I had to take a step, look around, take another step, look around so I could make some progress. I was too embarrassed and scared to ask anyone where the subway was, because well, not to dis myself but I was a mess. And so it was, that I had to pee! Great! It was like 4 AM Sunday night/Monday morning, nothing was open. I found a car lot and unburdened my self on the wall (civilized right?) Ooo look there's my subway! So I finally get the train back to Brooklyn. (I'd just moved there so I was still a little skeptical about any stops other than my own).

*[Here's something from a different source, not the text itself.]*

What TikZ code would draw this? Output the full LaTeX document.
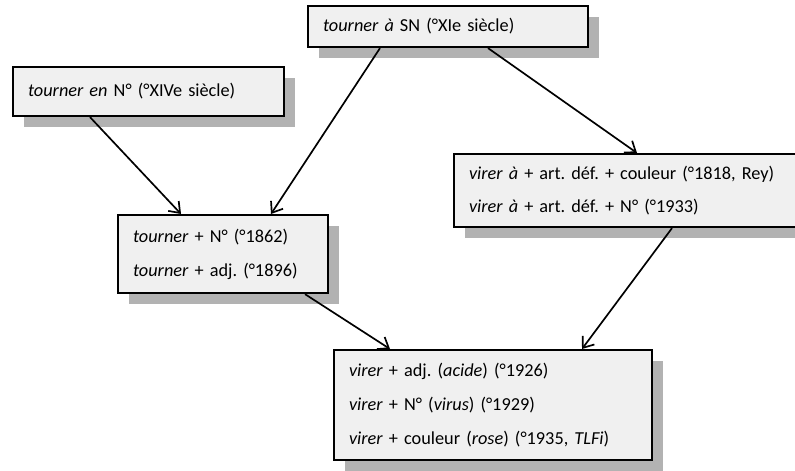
\documentclass[tikz,border=0pt]{standalone}
\usepackage{fontspec}
\setmainfont{Carlito}
\usetikzlibrary{arrows.meta, calc, shadows}

\definecolor{boxfill}{gray}{0.94}
\definecolor{shadowgray}{gray}{0.70}
\frenchspacing

\begin{document}
\begin{tikzpicture}[x=0.025cm, y=-0.025cm,
		entry/.style={rectangle, draw, line width=1.5pt, fill=boxfill, anchor=north west,
			align=left, inner xsep=0.375cm, inner ysep=0pt, font=\fontsize{13}{24}\selectfont,
			drop shadow={shadow xshift=0.275cm, shadow yshift=-0.275cm, opacity=1, fill=shadowgray}},
		link/.style={line width=1.2pt, -{Straight Barb[length=2.4mm, width=3.6mm, line width=1.2pt]}}]
		\path[use as bounding box, clip] (0, 0) rectangle (795, 471);
		\node[entry, text width=6.25cm, minimum height=1.025cm] (xie) at (307, 5)
			{\textit{tourner à} SN (°XIe siècle)};
		\node[entry, text width=6.025cm, minimum height=1.225cm] (xive) at (12, 66)
			{\textit{tourner en} N° (°XIVe siècle)};
		\node[entry, text width=8.05cm, minimum height=1.825cm] (vira) at (453, 153)
			{\textit{virer à} + art. déf. + couleur (°1818, Rey)\\
			 \textit{virer à} + art. déf. + N° (°1933)};
		\node[entry, text width=4.5cm, minimum height=1.95cm] (tour) at (117, 214)
			{\textit{tourner} + N° (°1862)\\
			 \textit{tourner} + adj. (°1896)};
		\node[entry, text width=7.2cm, minimum height=2.75cm] (vir) at (333, 349)
			{\textit{virer} + adj. (\textit{acide}) (°1926)\\
			 \textit{virer} + N° (\textit{virus}) (°1929)\\
			 \textit{virer} + couleur (\textit{rose}) (°1935, \textit{TLFi})};
		\draw[link] ($(xive.south west)+(78, 0)$) -- ($(tour.north west)+(64, 0)$);
		\draw[link] ($(xie.south west)+(73, 0)$) -- ($(tour.north west)+(154, 0)$);
		\draw[link] ($(xie.south west)+(181, 0)$) -- ($(vira.north west)+(184, 0)$);
		\draw[link] ($(tour.south west)+(188, 0)$) -- ($(vir.north west)+(57, 0)$);
		\draw[link] ($(vira.south west)+(219, 0)$) -- ($(vir.north west)+(249, 0)$);
	\end{tikzpicture}
\end{document}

The train is crossing the Manhattan Bridge and the strongest Gotta-Shit-NOW-and-it's-gonna-be-liquid sensation comes over me. I'm doubling over in pain and doing LAMAS breathing exercises to keep the stopper on what I know is going to be the grossest experience of my life. I hold it for a couple stops, but I'm so frightened that my intestines are going to bust internally that I hop off the Subway at some unknown stop which looks very abandoned and the kind of place a mugging could occur. The train pulls away and I just think "well, here goes crap down my legs and in my pants, so I lean against the wall beside a trash can and let loose the loudest fart in the world. I'm not lying, it echoed! Good thing I'm alone and what a relief it wasn't drizzly doo-doo! But wait....there's laughter. I look on the other side of the trash can and there are Harry and Henrietta Homeless making out and laughing at me! Well, I'm way sick now and don't even bother telling them to get a job.

I catch the next train home and barely make it before the REAL shit comes. I called in sick and laid in bed for two days except to go potty. My boss was concerned by my sudden and violent "flu", but what was I going to say "Oh I can't come in cuz Corona's coming out my ass?" Whatever was in that brownie really confused my internal signalling systems! For Real!